The beauty of this is that now you can add astronomical consumption taxes, and just plow the increased revenue into the guaranteed income pool. On average, the consumption tax is revenue neutral for the government, and (as a percentage of income) disproportionately goes to the poor.

Also, you can eliminate 99% of the US tax accounting industry, food stamp program administration, and all sorts of other bureaucracies.

Yes to per-person guaranteed income. No to flat income (or wealth) tax (progressivity is better so no good reason to switch to something worse). Revenue neutrality: only if, and to the extent, it makes it makes the policy package easier to pass.
In practice, progressive tax curves and incentive programs let politicians meddle. Once they can meddle, lobbyists write the tax code.

So-called progressive taxes are always regressive in practice, at least in the US. Keeping the math simple makes it easy to keep them honest. (Make the marginal rate 40-50% if you want. Just set the base income so that the middle class is paying 33%.)

> In practice, progressive tax curves and incentive programs let politicians meddle.

Is there cross-country comparative empirical evidence for that? My hunch is that very obscure tax curves (trapezoids and what not with layers of ad hoc edge cases) are vulnerable to meddling. But I doubt there's a general meddle-ability difference between simple forms of progressivity vs flat.

I do wonder if this has an effect of encouraging the segments of society that don't plan so well, ultimately undermining the goal of saving resources, in the longer term.

In my own country we see significant proportions of multi-generational welfare demographics that are incentivized to breed and often with multiple children, because someone else picks up the tab.
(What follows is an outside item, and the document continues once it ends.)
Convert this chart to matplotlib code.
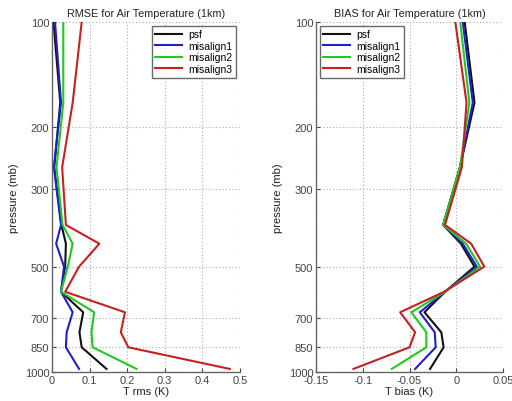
import matplotlib
matplotlib.use("Agg")
import matplotlib.pyplot as plt
from matplotlib.ticker import FixedLocator, NullLocator, FixedFormatter

plt.rcParams["font.family"] = ["Liberation Sans", "DejaVu Sans"]

# pressure levels (mb)
levels = [100, 170, 260, 380, 430, 500, 590, 675, 770, 850, 980]
series = ["psf", "misalign1", "misalign2", "misalign3"]
colors = ["#111111", "#2020c8", "#22c822", "#c82020"]

# RMSE (K)
rms_psf = [0.004, 0.022, 0.006, 0.025, 0.037, 0.035, 0.024, 0.083, 0.073, 0.079, 0.145]
rms_mis1 = [0.008, 0.024, 0.005, 0.024, 0.011, 0.032, 0.024, 0.055, 0.039, 0.037, 0.072]
rms_mis2 = [0.030, 0.030, 0.012, 0.028, 0.055, 0.042, 0.024, 0.112, 0.105, 0.108, 0.225]
rms_mis3 = [0.079, 0.055, 0.027, 0.037, 0.126, 0.072, 0.035, 0.194, 0.183, 0.203, 0.473]

# bias (K)
bias_psf = [0.009, 0.0195, 0.004, -0.014, 0.005, 0.0195, -0.012, -0.034, -0.016, -0.0135, -0.028]
bias_mis1 = [0.007, 0.0177, 0.004, -0.014, 0.007, 0.022, -0.012, -0.039, -0.023, -0.022, -0.044]
bias_mis2 = [0.0043, 0.014, 0.004, -0.014, 0.0106, 0.0255, -0.012, -0.048, -0.032, -0.032, -0.069]
bias_mis3 = [-0.001, 0.011, 0.006, -0.012, 0.016, 0.030, -0.013, -0.060, -0.044, -0.050, -0.110]

yticks = [100, 200, 300, 500, 700, 850, 1000]
rms_xticks = [0, 0.1, 0.2, 0.3, 0.4, 0.5]
rms_xlabels = ["0", "0.1", "0.2", "0.3", "0.4", "0.5"]
bias_xticks = [-0.15, -0.1, -0.05, 0, 0.05]
bias_xlabels = ["-0.15", "-0.1", "-0.05", "0", "0.05"]

fig = plt.figure(figsize=(5.12, 4.02), dpi=100)
ax1 = fig.add_axes([52 / 512, 29 / 402, 188 / 512, 350 / 402])
ax2 = fig.add_axes([316 / 512, 29 / 402, 187 / 512, 350 / 402])


def style(ax, xticks, xlabels, xlim, title, xlabel, legend_loc):
    ax.set_yscale("log")
    ax.set_ylim(1000, 100)
    ax.set_xlim(*xlim)
    ax.yaxis.set_major_locator(FixedLocator(yticks))
    ax.yaxis.set_major_formatter(FixedFormatter([str(t) for t in yticks]))
    ax.yaxis.set_minor_locator(NullLocator())
    ax.set_xticks(xticks)
    ax.set_xticklabels(xlabels)
    ax.grid(True, linestyle=(0, (1, 2)), color="#aaaaaa", linewidth=0.8)
    for s in ["top", "right"]:
        ax.spines[s].set_visible(False)
    for s in ["left", "bottom"]:
        ax.spines[s].set_color("#666666")
        ax.spines[s].set_linewidth(1.0)
    ax.tick_params(direction="in", length=3, labelsize=8, colors="#444444", pad=2)
    ax.set_title(title, fontsize=7.8, color="#222222", pad=4)
    ax.set_xlabel(xlabel, fontsize=8, color="#222222", labelpad=1)
    ax.set_ylabel("pressure (mb)", fontsize=8, color="#222222", labelpad=4)
    leg = ax.legend(loc=legend_loc, fontsize=7.5, frameon=True, fancybox=False,
                    handlelength=2.6, borderpad=0.35, labelspacing=0.15,
                    handletextpad=0.6, borderaxespad=0.35)
    leg.get_frame().set_edgecolor("#444444")
    leg.get_frame().set_linewidth(1.0)


for vals, name, c in zip([rms_psf, rms_mis1, rms_mis2, rms_mis3], series, colors):
    ax1.plot(vals, levels, color=c, linewidth=1.5, label=name)
style(ax1, rms_xticks, rms_xlabels, (0, 0.5), "RMSE for Air Temperature (1km)", "T rms (K)", "upper right")

for vals, name, c in zip([bias_psf, bias_mis1, bias_mis2, bias_mis3], series, colors):
    ax2.plot(vals, levels, color=c, linewidth=1.5, label=name)
style(ax2, bias_xticks, bias_xlabels, (-0.15, 0.05), "BIAS for Air Temperature (1km)", "T bias (K)", "upper left")

fig.savefig("out.png", dpi=100, facecolor="white")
However the working class who that try to get ahead under their own steam before maybe breeding are having children later, and less of them if at all.

> I do wonder if this has an effect of encouraging the segments of society that don't plan so well

From the POV of climate destruction the segments that don't plan so well, or to put it more bluntly, who plan and act so badly that they're strongly disproportionately responsible for the problem are those that the progressive consumption tax (and general wealth taxation) adresses: the wealthiest.

US style welfare provisions have three flaws at the same time. It is (1) not generous enough to escape the costly everyday scarcity tax* (2) spiked with time-wasting conditions and bureaucratic procedures and (3) politically and socially stigmatized. The US should transition to the northern european welfare state model which works better in all those three regards.

* https://scholar.harvard.edu/files/sendhil/files/scientificam...

> multi-generational welfare demographics that are incentivized to breed

This is almost always a racial slur that turns out not to be true on closer inspection.

White people are the largest demographic of poverty in the US.

So racist against white people I guess?

More like cognitive dissonance.

The states most strongly against a welfare state invariably receive the most welfare.